A homeowner with any of these hardships can complete a short sale without a delinquency. But it’s up to their real estate agent to make the case to the bank. It can be difficult task, one not easily taken on by the inexperienced or uninitiated agent. Getting the bank to listen can be daunting.

WHY WOULD BANK ACCEPT?

For most banks, it’s all about “the numbers.” Short sales routinely help a bank net a higher return than it would through foreclosure. From 8 percent to 12 percent more.Reasons foreclosures cost the bank more:

  • It takes longer: The process to foreclose is seven months minimum, and that doesn’t take into account common delays for loan modification, short sale, bankruptcy and eviction. Add holding time for marketing, repairs, sales, escrow and closing. All of these factors keep the bank’s money out of circulation, which is where they earn their income.
  • More fees: Each step costs more, from processing a foreclosure, to hiring attorneys, filing paperwork, hiring real estate agents, securing and maintaining the property, paying city code enforcement fines, etc.
  • Repairs: Homes seized in foreclosures usually require extensive repairs.
  • Lower market value: Bank-owned properties routinely sell at the low end of the price range for a neighborhood.

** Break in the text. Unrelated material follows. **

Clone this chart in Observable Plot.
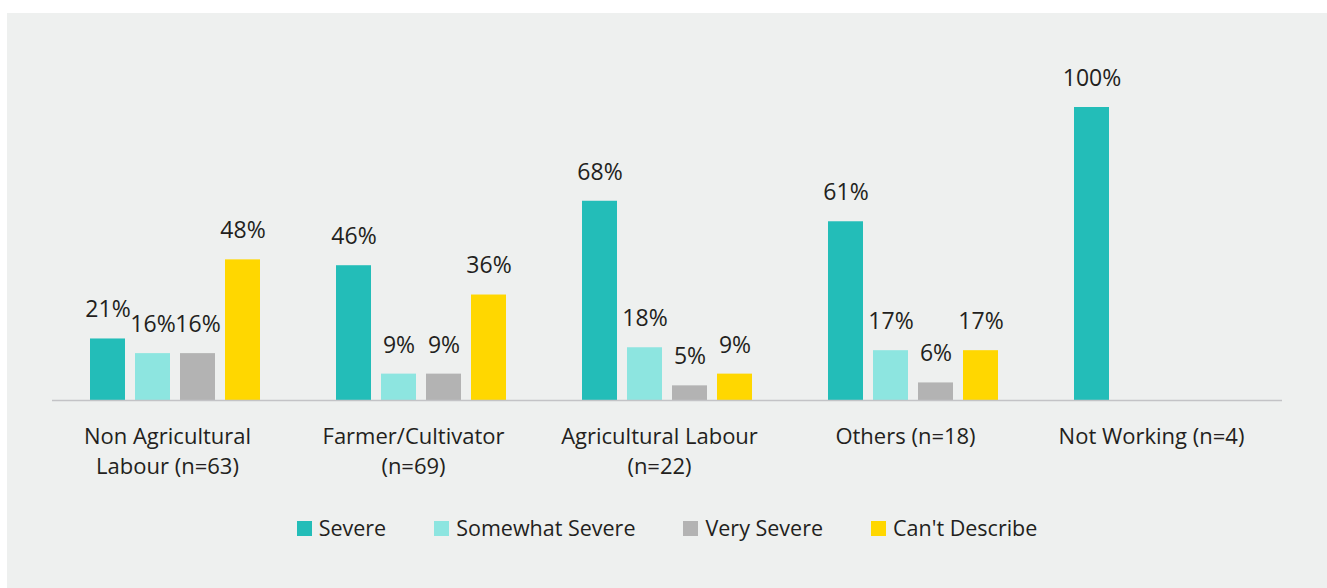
<!DOCTYPE html>
<html>
<head>
<meta charset="utf-8">
<script src="https://cdn.jsdelivr.net/npm/d3@7"></script>
<script src="https://cdn.jsdelivr.net/npm/@observablehq/plot@0.6"></script>
<style>
  html, body { margin: 0; padding: 0; background: #ffffff; }
  #panel {
    position: absolute; left: 7px; top: 13px; width: 1320px; height: 575px;
    background: #eef0ef; font-family: "Open Sans", sans-serif; color: #231f20;
  }
  #legend {
    display: flex; justify-content: center; align-items: center; gap: 48px;
    margin-top: 26px; font-size: 21.5px; line-height: 24px;
  }
  .item { display: flex; align-items: center; gap: 7px; }
  .sw { width: 15px; height: 15px; display: inline-block; }
</style>
</head>
<body>
<div id="panel"></div>
<script>
// Data
const categories = ["Non Agricultural Labour (n=63)", "Farmer/Cultivator (n=69)", "Agricultural Labour (n=22)", "Others (n=18)", "Not Working (n=4)"];
const categoryLabels = ["Non Agricultural\nLabour (n=63)", "Farmer/Cultivator\n(n=69)", "Agricultural Labour\n(n=22)", "Others (n=18)", "Not Working (n=4)"];
const seriesNames = ["Severe", "Somewhat Severe", "Very Severe", "Can't Describe"];
const seriesColors = ["#23bdb8", "#8de5e0", "#b3b3b3", "#ffd700"];
const severe = [21, 46, 68, 61, 100];
const somewhatSevere = [16, 9, 18, 17, null];
const verySevere = [16, 9, 5, 6, null];
const cantDescribe = [48, 36, 9, 17, null];

const seriesValues = [severe, somewhatSevere, verySevere, cantDescribe];
const data = [];
categories.forEach((c, i) => {
  seriesNames.forEach((s, j) => {
    const v = seriesValues[j][i];
    if (v != null) data.push({category: c, series: s, value: v});
  });
});
const labelOf = new Map(categories.map((c, i) => [c, categoryLabels[i]]));

const chart = Plot.plot({
  width: 1320,
  height: 477,
  marginTop: 94,
  marginBottom: 90,
  marginLeft: 44,
  marginRight: 44,
  style: {background: "transparent", fontFamily: "Open Sans, sans-serif", color: "#231f20"},
  fx: {domain: categories, padding: 0, label: null},
  x: {domain: seriesNames, paddingInner: 0.219, paddingOuter: 0.83, axis: null},
  y: {domain: [0, 100], axis: null},
  color: {domain: seriesNames, range: seriesColors},
  marks: [
    Plot.barY(data, {fx: "category", x: "series", y: "value", fill: "series"}),
    Plot.text(data, {fx: "category", x: "series", y: "value", text: d => d.value + "%", dy: -29, fontSize: 23, fill: "#231f20"}),
    Plot.ruleY([0], {stroke: "#c3c3c6", strokeWidth: 1.5}),
    Plot.axisFx({anchor: "bottom", tickSize: 0, tickPadding: 22, fontSize: 22, lineHeight: 1.36, dx: -8, fill: "#231f20", tickFormat: d => labelOf.get(d), label: null})
  ]
});

const panel = document.getElementById("panel");
panel.appendChild(chart);

const legend = document.createElement("div");
legend.id = "legend";
seriesNames.forEach((s, i) => {
  const item = document.createElement("div");
  item.className = "item";
  const sw = document.createElement("span");
  sw.className = "sw";
  sw.style.background = seriesColors[i];
  const t = document.createElement("span");
  t.textContent = s;
  item.appendChild(sw);
  item.appendChild(t);
  legend.appendChild(item);
});
panel.appendChild(legend);
</script>
</body>
</html>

So it makes sense that a bank would accept a short sale on a home that was destined to become a bigger loss, right?

QUICK RECOVERY

An April study by Fair Isaac, the company that created the FICO credit-scoring formula, indicated just one missed mortgage payment is a 90- to 110-point hit for a borrower in the 780 range. A short sale with no deficiency balance, which is the norm in California, would shave another 15 points off that score.

Missed payments are the most damaging to your score, and a key indicator when qualifying for a home loan.

Today, a short sale can keep someone from getting a loan for 2-3 years, mostly because of missed payments.

Some banks have FHA programs that will allow a homeowner with no missed payments to purchase immediately after a short sale. While home prices are at the bottom of the market and interest rates are in the 4 percent range.

CONSEQUENCES

California has laws to protect consumers against banks pursuing them for the balance of a loan after a short sale.

California Civil Procedure 850e covers all liens on a property, regardless of whether the owner lives in it, regardless of whether the loan was a cash-out refi. And the federal Mortgage Forgiveness Debt Relief Act of 2007 exempts a homeowner from paying taxes on that loss, with certain restrictions. (Check with your accountant and attorney for guidance on your specific situation.)

But it’s possible to sell your home for less than it’s worth, negotiate with the bank to accept a discounted payoff, walk away without owing the balance, avoid the tax bill, and be able to purchase another home right away.

If you are facing “imminent default,” the bank will accept a short sale. The alternative is a foreclosure that will bring the bank less money. And at the end of the day, that’s the name of the game in the banking world.